Título: Nova onda de reajuste na indústria
Autor: Ribeiro, Fabiana; Novo, Aguinaldo
Fonte: O Globo, 10/04/2011, Economia, p. 27

Depois das "commodities", pressão agora vem de insumos industriais. Fenômeno é global

BRASÍLIA. Se a "gigantesca" pressão das commodities mencionada pelo Banco Central (BC) no Relatório de Inflação ainda não se dissipou por completo e continua sendo fonte de preocupação para a autoridade monetária, uma nova onda de aumentos ronda a economia mundial e assusta os países em desenvolvimento, em especial o Brasil: a dos produtos industrializados (insumos para o setor produtivo nacional). Depois de absorver boa parte do impacto da disparada dos produtos básicos, a indústria dá sinais de que deve começar a repassar seus custos.

- Já começou. Trata-se de um problema mundial - admitiu o economista-chefe da Confederação Nacional da Indústria (CNI), Flavio Castelo Branco.

- Muitas empresas têm absorvido custos, mas começaram a aumentar seus preços. Depois das commodities, os manufaturados vão começar a aumentar pelo mundo todo - disse o vice-presidente da Associação de Comércio Exterior do Brasil (AEB), José Augusto de Castro.

O aço deve ser um dos primeiros da lista, com um aumento estimado em 10% pelo setor. Em seguida, vêm os derivados do aço, derivados de petróleo (plásticos, parafina e nafta, por exemplo) e fertilizantes. De janeiro a fevereiro deste ano, as importações de fertilizantes somaram US$846 milhões. Trata-se de um volume 34% maior do que no mesmo período do ano passado. Mas, em termos de preços, são 868,8% a mais.

A indústria química também começou o ano com aumentos e diz que tem absorvido o recente custo da explosão dos preços das commodities. Segundo a diretora de Economia e Estatísticas da Associação Brasileira da Indústria Química (Abiquim), Fátima Giovanna, a indústria vinha evitando os repasses, pois as principais economias do planeta ainda se recuperavam da crise.

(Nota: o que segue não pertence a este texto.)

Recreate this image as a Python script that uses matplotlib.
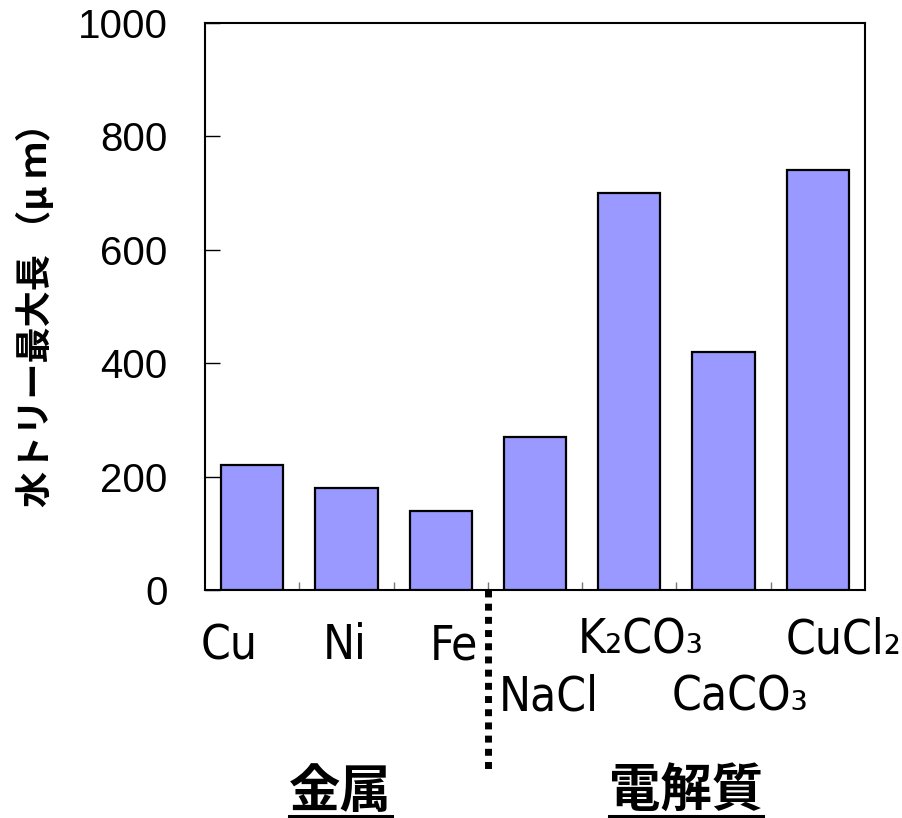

No caso do Brasil, as empresas nacionais seguraram os preços em função da concorrência com produtos importados, que foram rapidamente direcionados ao mercado brasileiro, menos atingido pela crise. Mesmo assim, segundo ela, como se trata de um fenômeno mundial, as próprias importações devem trazer os aumentos para dentro do país. O Brasil hoje importa 30% dos derivados químicos que consome.

As incertezas sobre o que acontecerá com os preços do petróleo criam um cenário ainda mais nebuloso. O mesmo ocorre sobre o futuro do Japão:

- Trata-se de um grande fornecedor de produtos transformados para o mundo - disse Giovanna.

Países que, como o Brasil, dependem das importações de bens manufaturados, devem ser as primeiras vítimas. Cerca de 50% do que importa em bens de capital (máquinas e equipamentos) são usados para investimentos na indústria nacional.

A alta dos preços das commodities tem sido a grande vilã da inflação desde o fim do ano passado, mas, como o Brasil é o segundo maior produtor agrícola do mundo, também vem ajudando a fechar as contas externas. Assim, o problema é maior quando a elevação dos preços se concentra em outros produtos que o país é obrigado a importar.

Os preços agrícolas registraram variação acumulada em 12 meses de 29,84% em fevereiro, ante 23,86% em novembro, enquanto os preços industriais aumentaram, respectivamente, 8,65% e 9,90% nas mesmas bases de comparação.

Segundo o Relatório de Inflação do BC, o chamado índice de difusão - indicador da proporção de itens que apresentou variação positiva no IPCA, evidenciando disseminação dos aumentos - registrou média de 64,41% no trimestre encerrado em fevereiro, contra 64,84% naquele finalizado em novembro e 63,54% em igual período de 2010.

Em 2010, a média do índice atingiu 61,18%. Em 2009, foram 57,53%. O documento do BC alerta para o fato de "nos mercados emergentes, de certa forma, as pressões inflacionárias têm se generalizado".

Segundo o professor da PUC-SP, Antonio Corrêa de Lacerda, praticamente todos os países que adotam o regime de metas de inflação vão ultrapassar seu teto em 2011:

- A inflação é um fenômeno mundial - disse ele.

Segundo dados da revista "The Economist" compilados pelo Ministério da Fazenda, em janeiro deste ano, a inflação anualizada da Rússia já estava em 9,6%, enquanto a da Índia, era de 9,7%, contra 6% do Brasil e 4,6% da China.